[Raw records]
• • •
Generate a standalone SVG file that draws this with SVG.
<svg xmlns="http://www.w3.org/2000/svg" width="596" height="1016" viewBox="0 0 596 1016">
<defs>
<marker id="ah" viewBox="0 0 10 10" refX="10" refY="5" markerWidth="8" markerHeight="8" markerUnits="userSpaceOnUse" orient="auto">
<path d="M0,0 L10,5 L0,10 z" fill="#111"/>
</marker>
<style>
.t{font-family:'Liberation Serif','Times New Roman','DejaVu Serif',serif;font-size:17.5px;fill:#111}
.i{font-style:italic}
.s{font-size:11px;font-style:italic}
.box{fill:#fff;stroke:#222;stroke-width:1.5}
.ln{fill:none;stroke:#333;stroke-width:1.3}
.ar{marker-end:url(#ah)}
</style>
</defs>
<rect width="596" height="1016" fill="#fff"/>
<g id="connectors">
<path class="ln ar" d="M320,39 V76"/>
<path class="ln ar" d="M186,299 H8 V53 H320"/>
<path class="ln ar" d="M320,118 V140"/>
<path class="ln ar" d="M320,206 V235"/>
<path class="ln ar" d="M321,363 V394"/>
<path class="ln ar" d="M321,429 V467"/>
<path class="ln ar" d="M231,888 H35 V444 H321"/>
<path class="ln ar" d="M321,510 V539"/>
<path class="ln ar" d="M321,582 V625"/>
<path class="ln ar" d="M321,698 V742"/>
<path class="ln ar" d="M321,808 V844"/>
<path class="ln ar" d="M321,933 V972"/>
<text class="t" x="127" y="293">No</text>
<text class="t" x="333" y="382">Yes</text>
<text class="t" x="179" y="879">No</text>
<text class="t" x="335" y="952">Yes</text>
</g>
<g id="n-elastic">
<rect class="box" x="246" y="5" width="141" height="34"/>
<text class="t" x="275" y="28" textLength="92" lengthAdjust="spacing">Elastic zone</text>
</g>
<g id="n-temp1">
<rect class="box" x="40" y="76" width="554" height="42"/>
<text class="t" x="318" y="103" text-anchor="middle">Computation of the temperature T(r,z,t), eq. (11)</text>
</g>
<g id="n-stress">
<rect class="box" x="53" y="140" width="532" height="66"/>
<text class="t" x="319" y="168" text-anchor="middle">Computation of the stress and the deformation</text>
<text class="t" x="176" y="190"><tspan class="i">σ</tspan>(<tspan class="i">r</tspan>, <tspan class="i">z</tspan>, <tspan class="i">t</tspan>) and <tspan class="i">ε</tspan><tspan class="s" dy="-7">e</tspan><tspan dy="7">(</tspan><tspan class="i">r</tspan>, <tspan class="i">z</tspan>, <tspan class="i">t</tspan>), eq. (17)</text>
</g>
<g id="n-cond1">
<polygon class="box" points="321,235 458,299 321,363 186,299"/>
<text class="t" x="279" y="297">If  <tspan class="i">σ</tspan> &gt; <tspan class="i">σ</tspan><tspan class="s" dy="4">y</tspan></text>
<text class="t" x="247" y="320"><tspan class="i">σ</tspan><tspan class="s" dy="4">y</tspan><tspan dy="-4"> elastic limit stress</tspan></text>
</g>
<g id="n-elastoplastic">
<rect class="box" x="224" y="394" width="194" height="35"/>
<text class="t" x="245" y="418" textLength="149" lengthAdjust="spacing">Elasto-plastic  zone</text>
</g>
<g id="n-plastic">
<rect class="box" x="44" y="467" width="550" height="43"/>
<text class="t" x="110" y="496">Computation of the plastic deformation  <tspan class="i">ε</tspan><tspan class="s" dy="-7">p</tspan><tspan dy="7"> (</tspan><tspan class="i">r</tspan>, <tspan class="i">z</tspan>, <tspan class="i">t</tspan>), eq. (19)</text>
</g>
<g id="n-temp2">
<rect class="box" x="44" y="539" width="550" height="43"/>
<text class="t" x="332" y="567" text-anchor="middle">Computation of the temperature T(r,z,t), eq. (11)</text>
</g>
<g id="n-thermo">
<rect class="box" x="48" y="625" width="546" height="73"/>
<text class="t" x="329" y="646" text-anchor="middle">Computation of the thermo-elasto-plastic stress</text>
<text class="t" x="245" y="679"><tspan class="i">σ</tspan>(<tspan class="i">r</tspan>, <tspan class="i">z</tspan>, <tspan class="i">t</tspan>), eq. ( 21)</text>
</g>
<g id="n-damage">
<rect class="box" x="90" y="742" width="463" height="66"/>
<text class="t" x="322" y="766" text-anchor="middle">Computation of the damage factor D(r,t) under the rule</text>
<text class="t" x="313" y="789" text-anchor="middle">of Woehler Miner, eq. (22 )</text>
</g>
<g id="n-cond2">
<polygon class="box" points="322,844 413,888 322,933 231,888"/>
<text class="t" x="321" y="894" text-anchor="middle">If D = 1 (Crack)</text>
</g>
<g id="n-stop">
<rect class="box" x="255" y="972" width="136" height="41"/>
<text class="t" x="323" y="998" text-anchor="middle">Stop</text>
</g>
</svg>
• • •
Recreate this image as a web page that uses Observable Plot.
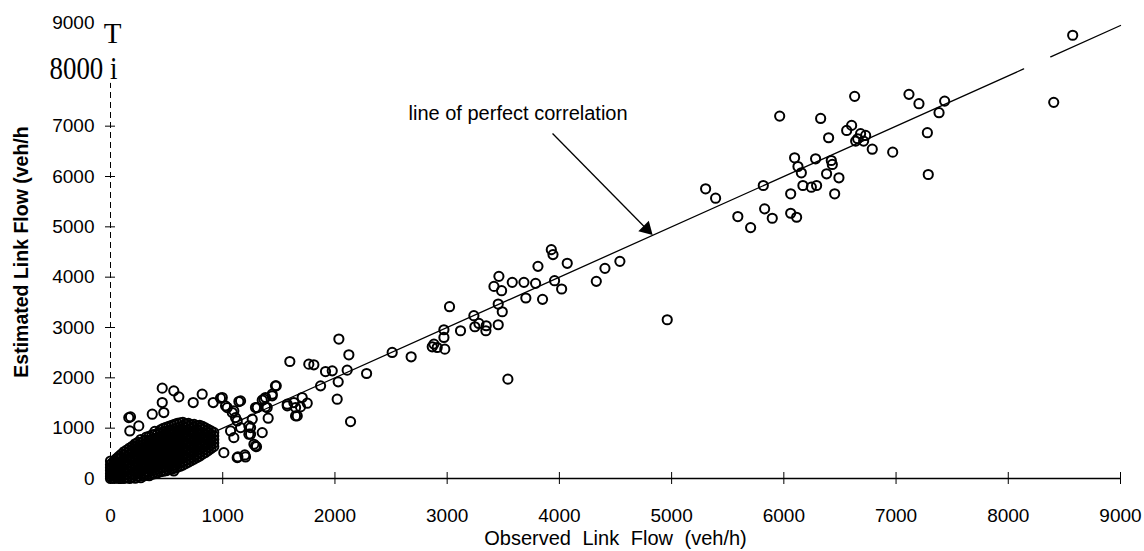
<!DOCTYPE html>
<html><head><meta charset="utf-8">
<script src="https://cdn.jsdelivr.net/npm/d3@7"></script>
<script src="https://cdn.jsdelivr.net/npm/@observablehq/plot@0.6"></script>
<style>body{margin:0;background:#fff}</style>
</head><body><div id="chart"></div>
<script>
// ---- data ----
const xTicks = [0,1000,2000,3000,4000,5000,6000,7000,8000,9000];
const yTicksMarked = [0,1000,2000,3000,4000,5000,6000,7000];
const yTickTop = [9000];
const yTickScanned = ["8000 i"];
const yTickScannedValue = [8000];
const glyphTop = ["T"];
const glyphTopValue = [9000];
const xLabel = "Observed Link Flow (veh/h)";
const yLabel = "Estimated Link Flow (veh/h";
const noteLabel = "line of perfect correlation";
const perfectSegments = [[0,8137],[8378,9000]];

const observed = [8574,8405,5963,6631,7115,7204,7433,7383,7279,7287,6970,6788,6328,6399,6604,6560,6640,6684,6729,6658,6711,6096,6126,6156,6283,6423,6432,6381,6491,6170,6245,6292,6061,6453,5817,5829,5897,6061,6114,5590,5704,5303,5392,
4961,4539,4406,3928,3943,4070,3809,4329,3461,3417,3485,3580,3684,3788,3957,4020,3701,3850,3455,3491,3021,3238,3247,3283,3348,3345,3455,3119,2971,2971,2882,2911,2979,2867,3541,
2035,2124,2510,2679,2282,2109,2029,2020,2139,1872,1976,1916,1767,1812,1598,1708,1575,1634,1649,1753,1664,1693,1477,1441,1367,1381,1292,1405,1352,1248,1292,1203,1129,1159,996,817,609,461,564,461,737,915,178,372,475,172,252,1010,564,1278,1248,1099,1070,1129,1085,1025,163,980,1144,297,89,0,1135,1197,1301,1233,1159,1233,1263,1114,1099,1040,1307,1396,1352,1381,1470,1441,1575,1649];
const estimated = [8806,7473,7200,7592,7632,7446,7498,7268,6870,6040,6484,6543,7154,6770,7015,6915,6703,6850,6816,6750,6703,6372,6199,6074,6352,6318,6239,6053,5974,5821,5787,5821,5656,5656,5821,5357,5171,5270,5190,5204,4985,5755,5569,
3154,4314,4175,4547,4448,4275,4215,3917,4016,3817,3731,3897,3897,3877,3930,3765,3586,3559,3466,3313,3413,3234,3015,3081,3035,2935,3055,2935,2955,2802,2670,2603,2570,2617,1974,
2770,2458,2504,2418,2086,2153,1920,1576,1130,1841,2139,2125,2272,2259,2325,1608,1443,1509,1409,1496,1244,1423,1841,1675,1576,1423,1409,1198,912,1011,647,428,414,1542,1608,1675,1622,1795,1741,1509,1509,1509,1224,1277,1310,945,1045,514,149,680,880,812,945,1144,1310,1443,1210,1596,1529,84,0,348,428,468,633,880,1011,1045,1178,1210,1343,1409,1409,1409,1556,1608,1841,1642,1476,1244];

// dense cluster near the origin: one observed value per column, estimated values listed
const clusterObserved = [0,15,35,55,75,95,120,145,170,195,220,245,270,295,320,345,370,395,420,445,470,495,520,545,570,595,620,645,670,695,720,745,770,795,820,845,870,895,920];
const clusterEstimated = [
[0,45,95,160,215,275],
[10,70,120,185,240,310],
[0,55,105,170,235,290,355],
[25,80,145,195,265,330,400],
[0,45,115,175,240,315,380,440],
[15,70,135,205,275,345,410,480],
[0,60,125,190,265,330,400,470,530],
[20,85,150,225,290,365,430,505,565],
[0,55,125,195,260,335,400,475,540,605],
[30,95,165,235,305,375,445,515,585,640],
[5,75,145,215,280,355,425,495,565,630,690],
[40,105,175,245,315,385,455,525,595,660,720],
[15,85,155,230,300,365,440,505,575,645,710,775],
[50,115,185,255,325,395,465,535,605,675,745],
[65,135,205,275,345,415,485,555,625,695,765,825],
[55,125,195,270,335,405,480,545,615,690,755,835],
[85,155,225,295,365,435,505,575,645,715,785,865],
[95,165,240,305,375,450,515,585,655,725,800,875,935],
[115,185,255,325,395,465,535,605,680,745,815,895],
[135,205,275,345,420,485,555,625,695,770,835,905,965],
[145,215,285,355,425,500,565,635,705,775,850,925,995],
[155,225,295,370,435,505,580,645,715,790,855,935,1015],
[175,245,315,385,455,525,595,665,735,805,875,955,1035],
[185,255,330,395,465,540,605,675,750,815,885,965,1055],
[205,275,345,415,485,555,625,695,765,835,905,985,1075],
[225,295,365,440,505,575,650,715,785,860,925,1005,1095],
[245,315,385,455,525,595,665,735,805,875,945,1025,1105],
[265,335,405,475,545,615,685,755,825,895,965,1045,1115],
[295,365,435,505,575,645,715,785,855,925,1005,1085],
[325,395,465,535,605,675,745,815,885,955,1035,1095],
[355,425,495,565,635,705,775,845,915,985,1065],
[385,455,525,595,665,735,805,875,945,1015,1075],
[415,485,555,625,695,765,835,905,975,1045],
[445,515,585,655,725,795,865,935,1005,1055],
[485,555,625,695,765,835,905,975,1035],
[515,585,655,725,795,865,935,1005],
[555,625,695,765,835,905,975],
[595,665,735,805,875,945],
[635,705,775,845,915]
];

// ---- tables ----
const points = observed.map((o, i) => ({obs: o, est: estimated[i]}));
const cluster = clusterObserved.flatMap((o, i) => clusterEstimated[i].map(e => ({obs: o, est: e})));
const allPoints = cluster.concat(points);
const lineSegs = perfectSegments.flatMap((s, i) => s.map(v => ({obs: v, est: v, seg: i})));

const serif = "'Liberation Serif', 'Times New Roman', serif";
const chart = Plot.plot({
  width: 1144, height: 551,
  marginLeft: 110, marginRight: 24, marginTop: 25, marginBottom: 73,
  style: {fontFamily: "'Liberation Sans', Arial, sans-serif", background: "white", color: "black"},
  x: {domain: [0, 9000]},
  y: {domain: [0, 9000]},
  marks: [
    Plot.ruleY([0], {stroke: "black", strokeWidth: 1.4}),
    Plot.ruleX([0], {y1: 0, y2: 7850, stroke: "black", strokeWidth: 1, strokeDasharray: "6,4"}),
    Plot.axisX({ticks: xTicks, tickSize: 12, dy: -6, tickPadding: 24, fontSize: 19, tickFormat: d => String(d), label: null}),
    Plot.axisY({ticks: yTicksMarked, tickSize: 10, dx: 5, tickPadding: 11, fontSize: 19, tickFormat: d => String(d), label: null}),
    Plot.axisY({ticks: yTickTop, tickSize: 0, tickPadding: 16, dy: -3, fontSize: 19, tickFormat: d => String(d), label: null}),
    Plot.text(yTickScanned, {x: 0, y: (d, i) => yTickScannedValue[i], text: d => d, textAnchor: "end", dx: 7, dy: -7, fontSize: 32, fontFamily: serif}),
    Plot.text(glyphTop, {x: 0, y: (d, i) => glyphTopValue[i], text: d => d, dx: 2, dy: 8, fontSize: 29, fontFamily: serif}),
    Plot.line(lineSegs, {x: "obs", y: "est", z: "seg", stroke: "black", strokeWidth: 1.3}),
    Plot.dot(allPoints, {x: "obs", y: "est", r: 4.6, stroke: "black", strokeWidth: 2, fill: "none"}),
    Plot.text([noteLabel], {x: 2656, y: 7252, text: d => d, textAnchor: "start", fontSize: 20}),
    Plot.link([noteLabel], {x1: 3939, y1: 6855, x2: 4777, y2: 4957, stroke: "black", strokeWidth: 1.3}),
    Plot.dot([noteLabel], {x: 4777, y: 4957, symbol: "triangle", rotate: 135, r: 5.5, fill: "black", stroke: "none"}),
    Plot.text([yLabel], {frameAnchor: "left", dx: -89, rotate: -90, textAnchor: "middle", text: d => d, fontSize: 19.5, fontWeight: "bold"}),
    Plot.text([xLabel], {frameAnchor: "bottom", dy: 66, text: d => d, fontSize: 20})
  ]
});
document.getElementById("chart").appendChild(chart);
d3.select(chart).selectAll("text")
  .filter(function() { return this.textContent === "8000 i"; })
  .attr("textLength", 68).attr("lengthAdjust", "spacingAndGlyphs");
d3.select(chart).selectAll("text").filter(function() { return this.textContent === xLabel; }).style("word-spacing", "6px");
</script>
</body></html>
• • •
◆ **Exercise description**:
Repeat exactly the lines above, from the line that contains "Recreate this image" down through the line that contains "const perfectSegments = [[0,8137],[8378,9000]];". Include both of those lines and none of the pictures.

◆ **Reply**:
Recreate this image as a web page that uses Observable Plot.
<!DOCTYPE html>
<html><head><meta charset="utf-8">
<script src="https://cdn.jsdelivr.net/npm/d3@7"></script>
<script src="https://cdn.jsdelivr.net/npm/@observablehq/plot@0.6"></script>
<style>body{margin:0;background:#fff}</style>
</head><body><div id="chart"></div>
<script>
// ---- data ----
const xTicks = [0,1000,2000,3000,4000,5000,6000,7000,8000,9000];
const yTicksMarked = [0,1000,2000,3000,4000,5000,6000,7000];
const yTickTop = [9000];
const yTickScanned = ["8000 i"];
const yTickScannedValue = [8000];
const glyphTop = ["T"];
const glyphTopValue = [9000];
const xLabel = "Observed Link Flow (veh/h)";
const yLabel = "Estimated Link Flow (veh/h";
const noteLabel = "line of perfect correlation";
const perfectSegments = [[0,8137],[8378,9000]];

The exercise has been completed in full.